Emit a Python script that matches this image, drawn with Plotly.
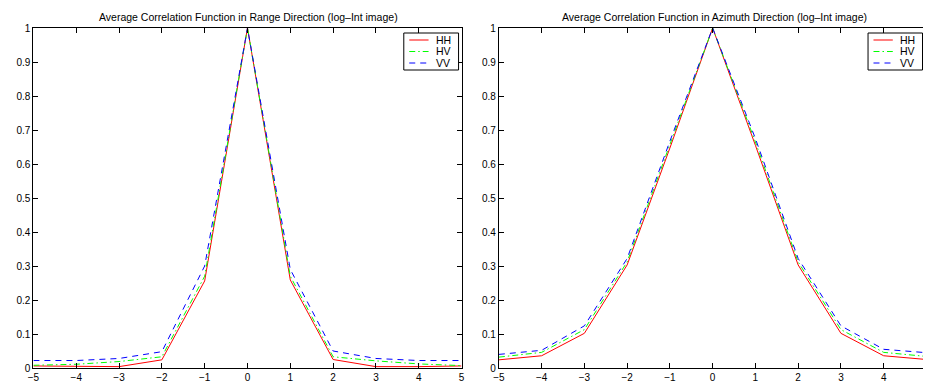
import plotly.graph_objects as go

lags = [-5, -4, -3, -2, -1, 0, 1, 2, 3, 4, 5]

range_hh = [0.006, 0.004, 0.004, 0.024, 0.256, 1.0, 0.259, 0.025, 0.004, 0.004, 0.006]
range_hv = [0.008, 0.011, 0.019, 0.033, 0.27, 1.0, 0.27, 0.033, 0.021, 0.012, 0.007]
range_vv = [0.022, 0.022, 0.028, 0.048, 0.30, 1.0, 0.29, 0.05, 0.028, 0.022, 0.022]

az_hh = [0.024, 0.036, 0.102, 0.303, 0.647, 1.0, 0.655, 0.303, 0.102, 0.036, 0.025]
az_hv = [0.032, 0.046, 0.113, 0.312, 0.657, 1.0, 0.665, 0.312, 0.113, 0.046, 0.034]
az_vv = [0.040, 0.052, 0.124, 0.322, 0.667, 1.0, 0.675, 0.322, 0.124, 0.055, 0.045]

series_names = ["HH", "HV", "VV"]
colors = ["#ff0000", "#00ff00", "#0000ff"]
dashes = ["solid", "6px,3px,1.5px,3px", "6px,5px"]

titles = ["Average Correlation Function in Range Direction (log–Int image)",
          "Average Correlation Function in Azimuth Direction (log–Int image)"]

yticks = [0, 0.1, 0.2, 0.3, 0.4, 0.5, 0.6, 0.7, 0.8, 0.9, 1]
ytick_text = ["0", "0.1", "0.2", "0.3", "0.4", "0.5", "0.6", "0.7", "0.8", "0.9", "1"]
xticks = [-5, -4, -3, -2, -1, 0, 1, 2, 3, 4, 5]

W, H = 926, 383
T, B = 28, 15
FONT = "Liberation Sans, Arial, Helvetica, sans-serif"
TFONT = "Liberation Sans Narrow, Arial Narrow, Liberation Sans, sans-serif"


def px(x):
    return x / W


def py(y):
    return (H - B - y) / (H - T - B)


fig = go.Figure()

panels = [(range_hh, range_hv, range_vv), (az_hh, az_hv, az_vv)]
for p, data in enumerate(panels):
    xa = "x" if p == 0 else "x2"
    ya = "y" if p == 0 else "y2"
    for name, vals, c, d in zip(series_names, data, colors, dashes):
        fig.add_trace(go.Scatter(x=lags, y=vals, mode="lines", name=name,
                                 line=dict(color=c, width=1, dash=d),
                                 xaxis=xa, yaxis=ya, showlegend=False))

dom1 = [px(27.7), px(460)]
dom2 = [px(497.7), 1.0]

axis_common = dict(showgrid=False, zeroline=False, showline=True, linecolor="black",
                   linewidth=1, ticks="inside", ticklen=5, tickcolor="black",
                   tickfont=dict(family=FONT, size=10, color="black"))

fig.update_layout(
    width=W, height=H,
    margin=dict(l=0, r=0, t=T, b=B),
    paper_bgcolor="white", plot_bgcolor="white",
    font=dict(family=FONT, size=10, color="black"),
    xaxis=dict(domain=dom1, range=[-5, 5], tickvals=xticks, mirror="ticks", anchor="y", **axis_common),
    yaxis=dict(domain=[0, 1], range=[0, 1], tickvals=yticks, ticktext=ytick_text, mirror="ticks", anchor="x", **axis_common),
    xaxis2=dict(domain=dom2, range=[-5, 4.92], tickvals=xticks, mirror="ticks", anchor="y2", **axis_common),
    yaxis2=dict(domain=[0, 1], range=[0, 1], tickvals=yticks, ticktext=ytick_text, mirror=False, anchor="x2", **axis_common),
    showlegend=False,
)

# titles
for t, cx in zip(titles, [245, 715]):
    fig.add_annotation(text=t, x=px(cx), xref="paper", y=py(17), yref="paper",
                       yanchor="middle", xanchor="center", showarrow=False,
                       font=dict(family=TFONT, size=10.5, color="black"))

# custom legends (box, line samples, labels)
legend_boxes = [(401.7, 457), (870.5, 925.5)]
entry_y = [40, 51.5, 63]
for (lx0, lx1) in legend_boxes:
    fig.add_shape(type="rect", xref="paper", yref="paper",
                  x0=px(lx0), x1=px(lx1), y0=py(33), y1=py(70),
                  line=dict(color="black", width=1), fillcolor="white", layer="above")
    for name, c, d, ey in zip(series_names, colors, dashes, entry_y):
        fig.add_shape(type="line", xref="paper", yref="paper",
                      x0=px(lx0 + 5.5), x1=px(lx0 + 25), y0=py(ey), y1=py(ey),
                      line=dict(color=c, width=1, dash=d), layer="above")
        fig.add_annotation(text=name, x=px(lx0 + 30), y=py(ey), xref="paper", yref="paper",
                           xanchor="left", yanchor="middle", showarrow=False,
                           font=dict(family=FONT, size=10.5, color="black"))

fig.write_html("out.html")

# GIVEN REQUEST
Copy the material above exactly and drop the pictures.

# TASK RESULT
Emit a Python script that matches this image, drawn with Plotly.
import plotly.graph_objects as go

lags = [-5, -4, -3, -2, -1, 0, 1, 2, 3, 4, 5]

range_hh = [0.006, 0.004, 0.004, 0.024, 0.256, 1.0, 0.259, 0.025, 0.004, 0.004, 0.006]
range_hv = [0.008, 0.011, 0.019, 0.033, 0.27, 1.0, 0.27, 0.033, 0.021, 0.012, 0.007]
range_vv = [0.022, 0.022, 0.028, 0.048, 0.30, 1.0, 0.29, 0.05, 0.028, 0.022, 0.022]

az_hh = [0.024, 0.036, 0.102, 0.303, 0.647, 1.0, 0.655, 0.303, 0.102, 0.036, 0.025]
az_hv = [0.032, 0.046, 0.113, 0.312, 0.657, 1.0, 0.665, 0.312, 0.113, 0.046, 0.034]
az_vv = [0.040, 0.052, 0.124, 0.322, 0.667, 1.0, 0.675, 0.322, 0.124, 0.055, 0.045]

series_names = ["HH", "HV", "VV"]
colors = ["#ff0000", "#00ff00", "#0000ff"]
dashes = ["solid", "6px,3px,1.5px,3px", "6px,5px"]

titles = ["Average Correlation Function in Range Direction (log–Int image)",
          "Average Correlation Function in Azimuth Direction (log–Int image)"]

yticks = [0, 0.1, 0.2, 0.3, 0.4, 0.5, 0.6, 0.7, 0.8, 0.9, 1]
ytick_text = ["0", "0.1", "0.2", "0.3", "0.4", "0.5", "0.6", "0.7", "0.8", "0.9", "1"]
xticks = [-5, -4, -3, -2, -1, 0, 1, 2, 3, 4, 5]

W, H = 926, 383
T, B = 28, 15
FONT = "Liberation Sans, Arial, Helvetica, sans-serif"
TFONT = "Liberation Sans Narrow, Arial Narrow, Liberation Sans, sans-serif"


def px(x):
    return x / W


def py(y):
    return (H - B - y) / (H - T - B)


fig = go.Figure()

panels = [(range_hh, range_hv, range_vv), (az_hh, az_hv, az_vv)]
for p, data in enumerate(panels):
    xa = "x" if p == 0 else "x2"
    ya = "y" if p == 0 else "y2"
    for name, vals, c, d in zip(series_names, data, colors, dashes):
        fig.add_trace(go.Scatter(x=lags, y=vals, mode="lines", name=name,
                                 line=dict(color=c, width=1, dash=d),
                                 xaxis=xa, yaxis=ya, showlegend=False))

dom1 = [px(27.7), px(460)]
dom2 = [px(497.7), 1.0]

axis_common = dict(showgrid=False, zeroline=False, showline=True, linecolor="black",
                   linewidth=1, ticks="inside", ticklen=5, tickcolor="black",
                   tickfont=dict(family=FONT, size=10, color="black"))

fig.update_layout(
    width=W, height=H,
    margin=dict(l=0, r=0, t=T, b=B),
    paper_bgcolor="white", plot_bgcolor="white",
    font=dict(family=FONT, size=10, color="black"),
    xaxis=dict(domain=dom1, range=[-5, 5], tickvals=xticks, mirror="ticks", anchor="y", **axis_common),
    yaxis=dict(domain=[0, 1], range=[0, 1], tickvals=yticks, ticktext=ytick_text, mirror="ticks", anchor="x", **axis_common),
    xaxis2=dict(domain=dom2, range=[-5, 4.92], tickvals=xticks, mirror="ticks", anchor="y2", **axis_common),
    yaxis2=dict(domain=[0, 1], range=[0, 1], tickvals=yticks, ticktext=ytick_text, mirror=False, anchor="x2", **axis_common),
    showlegend=False,
)

# titles
for t, cx in zip(titles, [245, 715]):
    fig.add_annotation(text=t, x=px(cx), xref="paper", y=py(17), yref="paper",
                       yanchor="middle", xanchor="center", showarrow=False,
                       font=dict(family=TFONT, size=10.5, color="black"))

# custom legends (box, line samples, labels)
legend_boxes = [(401.7, 457), (870.5, 925.5)]
entry_y = [40, 51.5, 63]
for (lx0, lx1) in legend_boxes:
    fig.add_shape(type="rect", xref="paper", yref="paper",
                  x0=px(lx0), x1=px(lx1), y0=py(33), y1=py(70),
                  line=dict(color="black", width=1), fillcolor="white", layer="above")
    for name, c, d, ey in zip(series_names, colors, dashes, entry_y):
        fig.add_shape(type="line", xref="paper", yref="paper",
                      x0=px(lx0 + 5.5), x1=px(lx0 + 25), y0=py(ey), y1=py(ey),
                      line=dict(color=c, width=1, dash=d), layer="above")
        fig.add_annotation(text=name, x=px(lx0 + 30), y=py(ey), xref="paper", yref="paper",
                           xanchor="left", yanchor="middle", showarrow=False,
                           font=dict(family=FONT, size=10.5, color="black"))

fig.write_html("out.html")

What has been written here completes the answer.